Tom Petty
Opener: Steve Winwood
Aug 19, 2014
Tom Petty belongs to an exclusive club of aging songwriters (Bruce Springsteen being the most obvious example) who are still able to excite the masses with new material. This doesn’t mean Tuesday’s Saddledome crowd won’t be waiting for their favourites, but Hypnotic Eye is a solid set of rock songs that seem custom-made for a stadium and properly show off the Heartbreakers’ understated virtuosity. Critics are calling it his best record in years, a return to the concise writing. Musicians like Tom Petty have a true workman’s approach to their music. They write good music consistently, tour frequently and during their live performances there is a no nonsense approach, they play through many songs and perform them flawlessly. The focus for many modern musicians is on theatrics, whereas bands like The Heartbreakers, a live concert is about the music they can perform. I appreciate the honesty and reality of, you know, actual music.
Everyone knows Tom Petty and the Heartbreakers have a lot of good songs, but it really sinks in when you see them live and fifteen of the songs they play are classics where you knew every word, and the new songs they played were blending in seamlessly. Tom Petty has so many equally good songs, that no one in particularly really stands out, it is very difficult to pinpoint one individual song to talk about.
“This song comes from 1991,” said Tom Petty, early on in his set Tuesday night at the Saddledome “It may be the only thing I remember about 1991.” Part of a lengthy intro to the loping, singalong classic Into the Great Wide Open, Petty apparently has been recycling this joke during his current tour.
The Florida native, in fine form with his razor-sharp, impossibly tight Heartbreakers, has been kicking around long enough to know the classic conundrum of acts that have reached a certain vintage and can call upon a staggering back catalogue of crowd favourites. But, like Bruce Springsteen and a dwindling number of aging rockers, Petty has always seemed intent on showing audiences that he’s no jukebox act and backed it up with remarkably consistent material. While the 63-year-old songwriter may not be quite as adept at throwing unexpected curveballs into his sets as The Boss, it’s telling that two his first three songs Tuesday night were covers: A stinging Rickenbacker-blast through the Byrds’ So You Want to Be a Rock ’n’ Roll Star to open things up and a playful take on the blues chestnut Baby, Please Don’t Go not long afterwards. It was appropriately high-octaned start to an evening full of Pete Townshend windmills and drawn-out crashing ends to epic rockers.

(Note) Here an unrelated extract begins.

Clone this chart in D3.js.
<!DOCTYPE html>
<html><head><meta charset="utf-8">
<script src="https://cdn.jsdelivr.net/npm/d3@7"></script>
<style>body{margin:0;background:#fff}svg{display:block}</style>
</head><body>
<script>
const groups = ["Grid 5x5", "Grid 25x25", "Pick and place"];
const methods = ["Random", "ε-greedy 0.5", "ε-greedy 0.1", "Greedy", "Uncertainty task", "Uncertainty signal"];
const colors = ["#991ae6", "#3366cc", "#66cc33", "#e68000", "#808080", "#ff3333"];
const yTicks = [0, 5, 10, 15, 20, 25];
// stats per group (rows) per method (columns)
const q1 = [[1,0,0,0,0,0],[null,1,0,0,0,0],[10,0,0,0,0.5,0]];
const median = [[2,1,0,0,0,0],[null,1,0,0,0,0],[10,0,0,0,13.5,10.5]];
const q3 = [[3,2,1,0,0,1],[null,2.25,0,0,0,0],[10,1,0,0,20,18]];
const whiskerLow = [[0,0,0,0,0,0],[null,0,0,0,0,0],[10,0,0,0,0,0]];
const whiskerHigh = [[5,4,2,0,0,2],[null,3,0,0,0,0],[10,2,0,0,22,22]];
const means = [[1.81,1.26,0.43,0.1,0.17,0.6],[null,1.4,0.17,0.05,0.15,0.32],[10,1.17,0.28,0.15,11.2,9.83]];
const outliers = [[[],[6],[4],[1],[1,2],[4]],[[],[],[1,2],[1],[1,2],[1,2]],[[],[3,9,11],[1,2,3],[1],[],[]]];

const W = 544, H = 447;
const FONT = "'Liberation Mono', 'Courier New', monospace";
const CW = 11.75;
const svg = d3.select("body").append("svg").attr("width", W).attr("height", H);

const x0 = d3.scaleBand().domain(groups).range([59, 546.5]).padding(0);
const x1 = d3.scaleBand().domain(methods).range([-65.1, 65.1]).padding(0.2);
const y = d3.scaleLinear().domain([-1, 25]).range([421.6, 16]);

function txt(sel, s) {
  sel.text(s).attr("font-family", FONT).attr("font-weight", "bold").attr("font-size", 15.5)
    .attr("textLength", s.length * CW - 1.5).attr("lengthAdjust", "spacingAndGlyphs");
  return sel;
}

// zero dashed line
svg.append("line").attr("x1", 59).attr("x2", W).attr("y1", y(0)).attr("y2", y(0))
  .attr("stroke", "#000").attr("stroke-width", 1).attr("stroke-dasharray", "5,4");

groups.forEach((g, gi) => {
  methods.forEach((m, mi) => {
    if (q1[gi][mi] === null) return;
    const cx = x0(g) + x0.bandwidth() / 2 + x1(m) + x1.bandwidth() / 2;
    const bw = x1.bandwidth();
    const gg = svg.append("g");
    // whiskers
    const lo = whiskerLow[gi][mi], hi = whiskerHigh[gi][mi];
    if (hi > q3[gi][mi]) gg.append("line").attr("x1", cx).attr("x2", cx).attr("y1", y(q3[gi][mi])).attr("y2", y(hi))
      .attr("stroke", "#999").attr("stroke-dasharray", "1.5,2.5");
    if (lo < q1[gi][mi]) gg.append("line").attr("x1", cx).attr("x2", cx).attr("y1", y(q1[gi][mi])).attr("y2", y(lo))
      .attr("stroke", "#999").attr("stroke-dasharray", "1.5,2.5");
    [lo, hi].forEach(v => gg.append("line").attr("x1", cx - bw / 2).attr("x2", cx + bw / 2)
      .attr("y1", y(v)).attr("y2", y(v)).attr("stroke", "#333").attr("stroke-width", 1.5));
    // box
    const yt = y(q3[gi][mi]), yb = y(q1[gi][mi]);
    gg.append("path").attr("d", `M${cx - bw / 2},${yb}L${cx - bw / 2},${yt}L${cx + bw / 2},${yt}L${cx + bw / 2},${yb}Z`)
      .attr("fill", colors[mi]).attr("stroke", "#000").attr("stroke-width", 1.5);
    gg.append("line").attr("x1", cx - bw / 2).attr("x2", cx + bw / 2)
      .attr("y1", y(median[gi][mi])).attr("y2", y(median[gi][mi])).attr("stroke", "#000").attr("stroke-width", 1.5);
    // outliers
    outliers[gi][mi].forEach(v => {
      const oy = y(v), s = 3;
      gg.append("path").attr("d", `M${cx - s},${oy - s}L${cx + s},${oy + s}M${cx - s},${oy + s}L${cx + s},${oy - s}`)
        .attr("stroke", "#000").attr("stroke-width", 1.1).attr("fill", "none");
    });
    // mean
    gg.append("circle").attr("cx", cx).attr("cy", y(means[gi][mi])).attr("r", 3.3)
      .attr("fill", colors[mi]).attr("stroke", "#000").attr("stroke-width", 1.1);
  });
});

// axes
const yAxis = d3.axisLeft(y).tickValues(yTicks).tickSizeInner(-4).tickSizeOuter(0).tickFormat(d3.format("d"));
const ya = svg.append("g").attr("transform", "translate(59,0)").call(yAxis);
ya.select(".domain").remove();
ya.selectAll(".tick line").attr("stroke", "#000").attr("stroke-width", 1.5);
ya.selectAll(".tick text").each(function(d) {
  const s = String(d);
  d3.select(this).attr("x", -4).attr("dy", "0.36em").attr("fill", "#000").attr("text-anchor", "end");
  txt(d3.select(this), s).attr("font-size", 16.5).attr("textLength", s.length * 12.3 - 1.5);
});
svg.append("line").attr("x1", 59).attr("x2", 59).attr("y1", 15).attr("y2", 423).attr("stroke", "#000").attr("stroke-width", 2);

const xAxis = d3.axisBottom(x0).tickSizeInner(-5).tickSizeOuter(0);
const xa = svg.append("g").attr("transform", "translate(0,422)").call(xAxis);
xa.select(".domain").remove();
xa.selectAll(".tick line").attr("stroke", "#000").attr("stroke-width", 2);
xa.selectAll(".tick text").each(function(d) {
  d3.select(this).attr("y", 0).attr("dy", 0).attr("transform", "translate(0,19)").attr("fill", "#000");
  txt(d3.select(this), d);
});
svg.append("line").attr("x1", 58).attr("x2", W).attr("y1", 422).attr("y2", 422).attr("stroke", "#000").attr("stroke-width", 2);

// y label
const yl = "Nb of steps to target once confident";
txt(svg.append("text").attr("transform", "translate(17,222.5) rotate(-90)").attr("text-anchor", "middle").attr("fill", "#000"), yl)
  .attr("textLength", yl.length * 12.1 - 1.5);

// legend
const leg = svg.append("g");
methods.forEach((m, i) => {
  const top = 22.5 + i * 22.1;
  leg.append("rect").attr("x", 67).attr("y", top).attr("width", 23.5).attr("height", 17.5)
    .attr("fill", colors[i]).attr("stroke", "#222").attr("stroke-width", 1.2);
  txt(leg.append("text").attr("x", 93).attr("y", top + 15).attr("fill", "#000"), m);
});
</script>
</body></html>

But it certainly bodes well for Petty that some of the early highlights came from his excellent new album Hypnotic Eye, an assured group of guitar rockers that seem custom-built for the stadium. The riff-heavy American Dream Plan B and bluesy snarl of The Forgotten Man proved that his new material holds up to his classics, already sounding more-or-less timeless.

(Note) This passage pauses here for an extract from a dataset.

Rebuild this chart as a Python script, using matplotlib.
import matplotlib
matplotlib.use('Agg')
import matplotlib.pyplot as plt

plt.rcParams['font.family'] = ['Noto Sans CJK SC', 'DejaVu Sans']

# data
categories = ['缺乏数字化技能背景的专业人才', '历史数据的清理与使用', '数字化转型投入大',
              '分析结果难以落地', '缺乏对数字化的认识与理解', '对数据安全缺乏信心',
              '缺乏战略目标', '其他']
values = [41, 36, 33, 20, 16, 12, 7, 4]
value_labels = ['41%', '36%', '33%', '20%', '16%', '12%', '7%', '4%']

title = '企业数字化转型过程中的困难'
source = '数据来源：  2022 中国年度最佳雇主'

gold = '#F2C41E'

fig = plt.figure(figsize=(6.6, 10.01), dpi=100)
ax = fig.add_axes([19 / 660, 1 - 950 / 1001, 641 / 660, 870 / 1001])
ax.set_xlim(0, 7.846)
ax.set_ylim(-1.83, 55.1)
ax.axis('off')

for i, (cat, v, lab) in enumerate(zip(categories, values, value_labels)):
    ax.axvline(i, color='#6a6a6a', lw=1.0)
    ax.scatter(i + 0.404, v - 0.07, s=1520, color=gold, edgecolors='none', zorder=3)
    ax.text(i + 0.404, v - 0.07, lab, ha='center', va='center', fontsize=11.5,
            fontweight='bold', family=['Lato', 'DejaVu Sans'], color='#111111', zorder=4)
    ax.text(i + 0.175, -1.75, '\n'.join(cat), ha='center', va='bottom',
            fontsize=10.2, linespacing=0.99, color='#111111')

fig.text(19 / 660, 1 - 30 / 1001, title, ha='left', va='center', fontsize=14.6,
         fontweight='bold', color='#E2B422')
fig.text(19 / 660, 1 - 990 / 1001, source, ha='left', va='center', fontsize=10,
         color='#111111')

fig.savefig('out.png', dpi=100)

Granted, that doesn’t mean the crowd didn’t leap to their feet at the first note of the familiar jangle that opens Free Fallin’ or filled the stadium with an appropriate aroma during an early run of the cannabis anthem Mary Jane’s Last Dance.
There were a few (relatively) deeper cuts from his past as well, of course. He pulled out a wonderfully twangy version of the Traveling Wilburys’ Tweeter and the Monkey Man and offered a dreamy run through the underrated Two Gunslingers. The crowd was enthusiastically singing along to Petty’s sly ballad, Yer So Bad, and Learning To Fly, which have both turned into nostalgia-baiting classics over the years. With any luck, killer tracks from Hypnotic Eye such as Shadow People and U Get Me High — both delivered with gusto Tuesday — will enjoy a similar fate a few years from now.
Well, even if I wanted to say something special about Tom Petty and The Heartbreakers there is little to add to what everyone already knows. They put on a good show in Calgary and I am glad I saw it.
Opening act Steve Winwood showed no reservations against full-blown nostalgia. Winwood’s legacy in the history modern music stretches even longer than Petty’s. His songs are older … and much, much longer. It offered a very different groove than the headliner’s concise, song-focused dynamic. Winwood’s classic tunes tend to erupt into saxophone and guitar-fuelled marathons. Winwood even managed to turn his AOR mid-1980s hit, Higher Love, into a lite-funk excursion. But for the most part, he travelled back even further: opening with a suitably jammy I’m A Man and ending with Gimme Some Lovin’. Both were from his mid-1960s early years as a teenager in the Spencer Davis Group and both were played with an amped-up urgency. Not surprisingly, he also dipped into his years in Traffic, offering marathon versions of Medicated Goo and Dear Mr. Fantasy. He even a soul-rattling run through Can’t Find My Way Home, taken from the limited canon of his late-’60s supergroup Blind Faith.
At 66, Winwood’s voice is still an impressive instrument, as powerful and soulful as ever and his band sounds wonderfully expansive, even when tucked onto the corner of the stage as an opening act.